For starters, people live longer and healthier lives when it is warm. I will only mention in passing that more CO2 seems also to be better for the biosphere, i.e. increased plant growth to better sustain animals and humans. We are bombarded with alarming media articles each summer about high death rates during then hottest periods. But many more people die of cold than of heat exhaustion in much of the world. Now ecologist might retort that this argument doesn’t apply to regions where it is always warm. Fine, but if one were to take the moralistic high ground – which I approve of – then people in warmer and poorer parts of the world do not need a temperature reduction of a couple of degrees in 100 years but have far more important and immediate priorities, which would save far more lives (and in my book, saving human lives is still more important than ecological pet projects), such as investing more to combat AIDS, malnutrition or to provide better sanitation. All these measures would be cheap compared to what the eco-lobby wants us to spend on its projects. On AIDS alone, the Copenhagen Consensus estimates that spending a mere US$ 27 billion by 2010 could prevent 28 million cases of AIDS and hence millions and millions of deaths. This begs the question : how much will all these green measures to combat the emission of greenhouse gases cost compared to US$ 27 billion?

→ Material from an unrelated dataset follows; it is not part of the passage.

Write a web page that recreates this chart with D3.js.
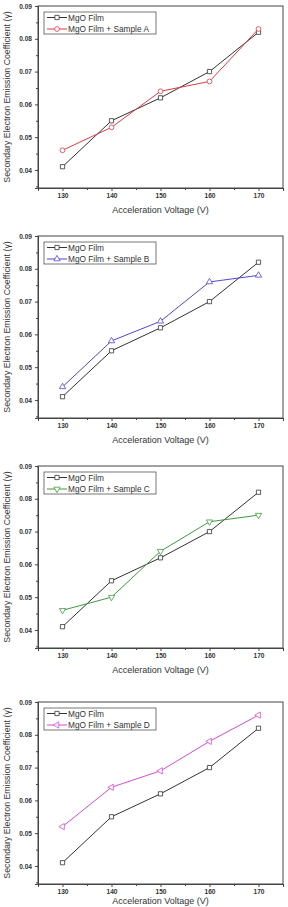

The EU, or rather, a small group of politicians, last week adopted draconian commitments to reduce the output of greenhouse gasses by 20% by 2020. This is of course pure grandstanding. Only a few EU countries have met their Kyoto commitments so far and if so, partly by buying permits from countries like Russia, which is a true zero game sum in environmental terms (but a monumental waste of money). Despite all criticism of the US, at least the US doesn’t sign treaties it then doesn’t live up to - and actually recorded an increase in greenhouse gas emissions which was below that of many Kyoto signatories.
The new EU commitments are even less likely to ever be achieved than the Kyoto ones, but the madness of the whole process is best illustrated by the fact that politicians have adopted these commitments without seeming to have a clue as to what the cost will be. Only Dirk Kurbjuweit in Der Spiegel has reported the embarrassing moment, when an intrepid reporter had dared to ask German finance minister Steinbrück at a press conference of his boss and acting EU president, Angela Merkel, what the total cost would be of these new greenhouse measures:
Steinbrück -- whose own personal climate runs the gamut from ice age to overheated -- first turned ashen before being unable to suppress a grin. Steinbrück's body language seemed to be saying: It's going to cost us a heap of money, but don't believe for a minute that I would be stupid enough to say as much. Merkel jumped to his support by offering an evasive answer to the question: Don't worry, it'll all work out.